Paul lifted his hands and backed away. “Take a week. Take two weeks. Take a month. Just step away. For you and the press,” he said. “Hand your stuff over to Easter and take some time for yourself. Get yourself together. Please, Kimberly. I'm asking you now. Next I'll have to tell you.”

Paul had a car with a driver waiting for me downstairs. I still don't remember how I got downstairs or what I said to the driver. Just the web of pain over my whole back, spinning over my shoulders, making me sob.

The car started moving. The driver, an old black man with gray dreadlocks and silver studs up his earlobes, hummed along to some gospel song on the radio.

I wanted to say something to him. To ask if he knew what I should I do. Where I was going. How to make the pain stop. But he kept humming and the car kept rolling through the busy late-spring New York City afternoon and I couldn't think of what to say, what to ask, how to begin.

I looked down at my purse in my lap and thought about who I could call. Whose number I could dial who would say, “Tell that man to drive you here. I'll take care of you. I'll comfort you.”

I unpinned the bag and started searching, rummaging past my wallet, lip gloss, lotion, writing pad, and then at the bottom I saw my phone and the half-full bottle of ibuprofen I'd purchased at the pharmacy.

I reached for it.

The driver's humming got louder. I snatched the top of the bottle off and poured half of what was left into a shaking hand.

Now the driver sang along with the music coming from the speaker behind my head. “
His word said he won't. I believe it. I receive it. I claim it.”

My hand was shaking so badly, some of the pills fell to my lap and then the floor.


No
,
he'll never put more on me—”

“Stop singing! Turn off the music!” I shouted as more pills fell to the floor.

The car went silent.

I rolled down my window and took in as big a breath as I could.

“Whatever it is, you don't need those pills for it,” the driver said.

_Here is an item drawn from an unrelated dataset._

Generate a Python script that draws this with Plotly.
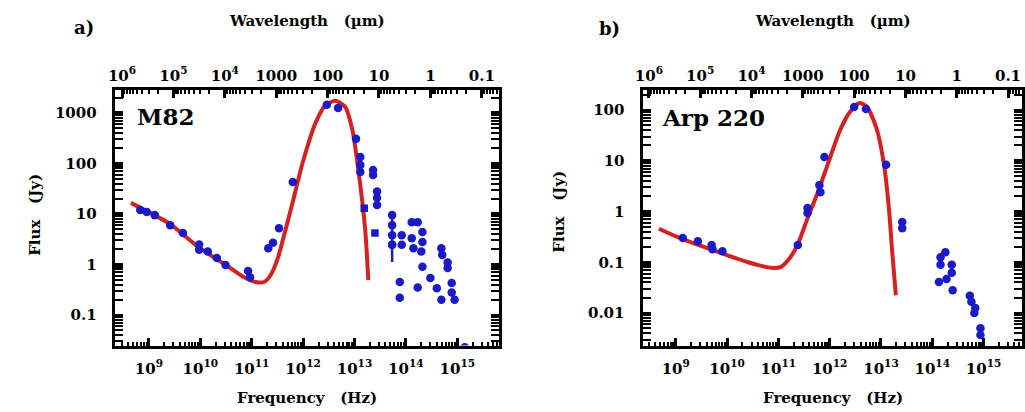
import plotly.graph_objects as go

# ---------------- data ----------------
# Panel a) M82
m82_curve_nu = [4.47e8, 2.6e9, 9.5e9, 3.1e10, 7.08e10, 1.20e11, 1.74e11, 2.34e11, 3.24e11,
                4.27e11, 6.31e11, 9.77e11, 1.74e12, 2.75e12, 4.27e12,
                6.61e12, 9.12e12, 1.17e13, 1.62e13, 1.86e13]
m82_curve_flux = [16.6, 6.3, 2.15, 0.99, 0.56, 0.45, 0.45, 0.62, 1.35,
                  3.8, 17.4, 102, 631, 1445, 1738,
                  1318, 457, 85, 4.8, 0.49]

m82_nu = [6.8e8, 9.1e8, 1.3e9, 2.6e9, 4.6e9, 9.5e9, 9.5e9, 1.4e10, 2.1e10, 3.1e10,
          8.5e10, 9.3e10, 2.1e11, 2.6e11, 3.4e11, 6.3e11, 2.9e12, 4.8e12, 1.07e13,
          1.3e13, 1.3e13, 1.3e13, 2.3e13, 2.3e13, 2.75e13, 2.75e13, 2.75e13,
          5.4e13, 5.4e13, 5.4e13, 5.4e13, 8.3e13, 8.3e13, 7.6e13, 7.6e13,
          1.3e14, 1.7e14, 1.3e14, 1.4e14, 2.1e14, 2.1e14, 2.0e14, 2.1e14, 1.7e14,
          3.0e14, 4.0e14, 4.9e14, 4.9e14, 5.1e14, 6.5e14, 6.5e14, 7.8e14, 7.8e14,
          8.9e14, 1.4e15]
m82_flux = [12.0, 11.0, 9.5, 6.0, 4.2, 2.5, 1.95, 1.8, 1.35, 0.98,
            0.74, 0.56, 2.1, 2.7, 5.2, 43, 1450, 1260, 310,
            135, 93, 68, 74, 59, 28, 21, 15,
            9.5, 6.0, 3.8, 2.45, 3.8, 2.45, 0.45, 0.22,
            6.9, 6.9, 3.3, 2.1, 4.4, 2.8, 1.8, 0.9, 0.35,
            0.54, 0.34, 0.20, 2.1, 1.55, 1.1, 0.85, 0.43, 0.28,
            0.20, 0.023]
m82_sq_nu = [1.55e13, 2.5e13]
m82_sq_flux = [13, 4.2]
m82_err_nu = [5.4e13]
m82_err_flux = [2.45]
m82_err_minus = [1.33]
m82_err_plus = [7.05]

# Panel b) Arp 220
arp_curve_nu = [4.68e8, 1.32e9, 7.76e9, 2.57e10, 7.24e10, 1.12e11, 1.66e11, 2.40e11,
                3.72e11, 5.89e11, 9.12e11, 1.55e12, 2.40e12, 3.80e12, 5.37e12,
                8.13e12, 1.15e13, 1.45e13, 1.66e13, 1.95e13]
arp_curve_flux = [0.457, 0.288, 0.151, 0.100, 0.0776, 0.0813, 0.120, 0.229,
                  0.741, 2.40, 8.32, 37.2, 87.1, 138, 115,
                  44.7, 8.32, 0.977, 0.158, 0.0224]

arp_nu = [1.37e9, 2.7e9, 5.0e9, 5.2e9, 8.1e9, 2.4e11, 3.7e11, 3.7e11, 6.3e11, 6.6e11,
          7.9e11, 3.0e12, 5.1e12, 1.26e13, 2.6e13, 2.6e13, 1.45e14, 1.8e14, 1.45e14,
          2.4e14, 2.4e14, 1.35e14, 1.9e14, 2.5e14, 5.4e14, 5.8e14, 6.9e14, 6.6e14,
          8.7e14, 8.7e14]
arp_flux = [0.30, 0.26, 0.22, 0.18, 0.165, 0.22, 0.93, 1.17, 3.3, 2.4,
            11.8, 115, 105, 8.3, 0.62, 0.47, 0.126, 0.158, 0.089,
            0.089, 0.062, 0.041, 0.047, 0.028, 0.022, 0.0166, 0.0126, 0.010,
            0.0050, 0.0037]

# tick labels
freq_tick_exp = [9, 10, 11, 12, 13, 14, 15]
wave_ticks_um = [1e6, 1e5, 1e4, 1000, 100, 10, 1, 0.1]
wave_tick_text = ["10<sup>6</sup>", "10<sup>5</sup>", "10<sup>4</sup>", "1000", "100", "10", "1", "0.1"]
flux_ticks_a = [0.1, 1, 10, 100, 1000]
flux_text_a = ["0.1", "1", "10", "100", "1000"]
flux_ticks_b = [0.01, 0.1, 1, 10, 100]
flux_text_b = ["0.01", "0.1", "1", "10", "100"]

C_UM = 2.998e14  # speed of light in micron*Hz

# ---------------- styling ----------------
FONT = "DejaVu Serif"
RED = "#d42222"
BLUE = "#1a1ac8"
W, H = 1025, 412

fig = go.Figure()


def add_panel(xa, ya, cnu, cfl, pnu, pfl):
    fig.add_trace(go.Scatter(x=cnu, y=cfl, mode="lines", xaxis=xa, yaxis=ya,
                             line=dict(color=RED, width=4, shape="spline", smoothing=0.6),
                             showlegend=False, hoverinfo="skip"))
    fig.add_trace(go.Scatter(x=pnu, y=pfl, mode="markers", xaxis=xa, yaxis=ya,
                             marker=dict(color=BLUE, size=8.5, symbol="circle"),
                             showlegend=False))


add_panel("x", "y", m82_curve_nu, m82_curve_flux, m82_nu, m82_flux)
fig.add_trace(go.Scatter(x=m82_sq_nu, y=m82_sq_flux, mode="markers", xaxis="x", yaxis="y",
                         marker=dict(color=BLUE, size=7.5, symbol="square"), showlegend=False))
fig.add_trace(go.Scatter(x=m82_err_nu, y=m82_err_flux, mode="markers", xaxis="x", yaxis="y",
                         marker=dict(color=BLUE, size=8.5),
                         error_y=dict(type="data", symmetric=False, array=m82_err_plus,
                                      arrayminus=m82_err_minus, color=BLUE, thickness=2.5, width=0),
                         showlegend=False))
add_panel("x2", "y2", arp_curve_nu, arp_curve_flux, arp_nu, arp_flux)

# empty traces so that the top (wavelength) axes get drawn
fig.add_trace(go.Scatter(x=[], y=[], xaxis="x3", yaxis="y", showlegend=False))
fig.add_trace(go.Scatter(x=[], y=[], xaxis="x4", yaxis="y2", showlegend=False))


def minor_vals(lo, hi):
    return [m * 10 ** e for e in range(lo, hi) for m in range(2, 10)]


freq_vals = [10 ** e for e in freq_tick_exp]
freq_text = ["10<sup>%d</sup>" % e for e in freq_tick_exp]
wave_vals = [C_UM / w for w in wave_ticks_um]
wave_minor = [C_UM / (m * 10 ** e) for e in range(-2, 7) for m in range(2, 10)]

tickfont = dict(family=FONT, size=15, color="black", weight="bold")
common = dict(type="log", showgrid=False, zeroline=False, showline=True, linecolor="black",
              linewidth=3, ticks="inside", tickcolor="black", tickwidth=2.5, ticklen=8,
              tickfont=tickfont)
minor_cfg = dict(ticks="inside", ticklen=4, tickwidth=2, tickcolor="black", tickmode="array")

xd_a = [107.5 / W, 494.5 / W]
xd_b = [639.5 / W, 1022 / W]
yd = [1 - 345.5 / H, 1 - 89.5 / H]
xr_a = [8.334, 15.805]
xr_b = [8.352, 15.75]

fig.update_layout(
    width=W, height=H, autosize=False,
    margin=dict(l=0, r=0, t=0, b=0),
    paper_bgcolor="white", plot_bgcolor="white",
    xaxis=dict(common, domain=xd_a, range=xr_a, anchor="y", mirror=True,
               tickmode="array", tickvals=freq_vals, ticktext=freq_text,
               minor=dict(minor_cfg, tickvals=minor_vals(8, 16)),
               ticklabelstandoff=7),
    yaxis=dict(common, domain=yd, range=[-1.604, 3.465], anchor="x", mirror="allticks",
               tickmode="array", tickvals=flux_ticks_a, ticktext=flux_text_a,
               minor=dict(minor_cfg, tickvals=minor_vals(-2, 4)),
               ticklabelstandoff=12),
    xaxis3=dict(common, domain=xd_a, range=xr_a, anchor="y", overlaying="x", side="top",
                tickmode="array", tickvals=wave_vals, ticktext=wave_tick_text,
                minor=dict(minor_cfg, tickvals=wave_minor),
                ticklabelstandoff=0),
    xaxis2=dict(common, domain=xd_b, range=xr_b, anchor="y2", mirror=True,
                tickmode="array", tickvals=freq_vals, ticktext=freq_text,
                minor=dict(minor_cfg, tickvals=minor_vals(8, 16)),
                ticklabelstandoff=7),
    yaxis2=dict(common, domain=yd, range=[-2.640, 2.404], anchor="x2", mirror="allticks",
                tickmode="array", tickvals=flux_ticks_b, ticktext=flux_text_b,
                minor=dict(minor_cfg, tickvals=minor_vals(-3, 3)),
                ticklabelstandoff=12),
    xaxis4=dict(common, domain=xd_b, range=xr_b, anchor="y2", overlaying="x2", side="top",
                tickmode="array", tickvals=wave_vals, ticktext=wave_tick_text,
                minor=dict(minor_cfg, tickvals=wave_minor),
                ticklabelstandoff=0),
)

NB = "\u00a0\u00a0\u00a0"
ann = []


def px_ann(text, x, y, size=15, angle=0):
    ann.append(dict(text=text, x=x / W, y=1 - y / H, xref="paper", yref="paper",
                    showarrow=False, xanchor="center", yanchor="middle", textangle=angle,
                    font=dict(family=FONT, size=size, color="black", weight="bold")))


px_ann("Wavelength" + NB + "(\u00b5m)", 301, 21)
px_ann("Wavelength" + NB + "(\u00b5m)", 831, 21)
px_ann("Frequency" + NB + "(Hz)", 301, 398)
px_ann("Frequency" + NB + "(Hz)", 831, 398)
px_ann("Flux" + NB + "(Jy)", 27, 215, angle=-90)
px_ann("Flux" + NB + "(Jy)", 555, 212, angle=-90)
px_ann("a)", 77, 28, size=18)
px_ann("b)", 606, 29, size=18)
px_ann("M82", 159, 116, size=23)
px_ann("Arp\u00a0220", 711, 117, size=23)
fig.update_layout(annotations=ann)

fig.write_html("out.html", post_script="document.body.style.margin='0px';",
               config={"displayModeBar": False})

I could feel him looking at me through the rearview mirror, but I kept my eyes on the buildings and people and bikes and cars rolling past outside the window. I took two more breaths and dropped the rest of the pills.

“I'm fine,” I said, my voice cracking and unexpected tears rolling down my cheeks.

“I'm glad to hear that. Now, is there somewhere I can take you? Someplace where you have someone who can handle—”

“There's no one. Home. Just take me home.”

I told him my address and he rolled the rest of the windows down, saying he thought I needed more air. He started talking about his grandson who was in business school at Columbia. How hard it was; how he kept telling “the boy” he had to be strong because the devil is out there working in the streets.

I nodded, out of respect, and kept watching the world move along as if mine hadn't just stopped. It was the only thing I could do to stop my tears. Then I went back to gathering the pills off of the dirty car floor. I had a feeling I was looking for something. Waiting. Beside us in the downtown traffic, a couple with California-blond hair canoodled in a Saleen S7.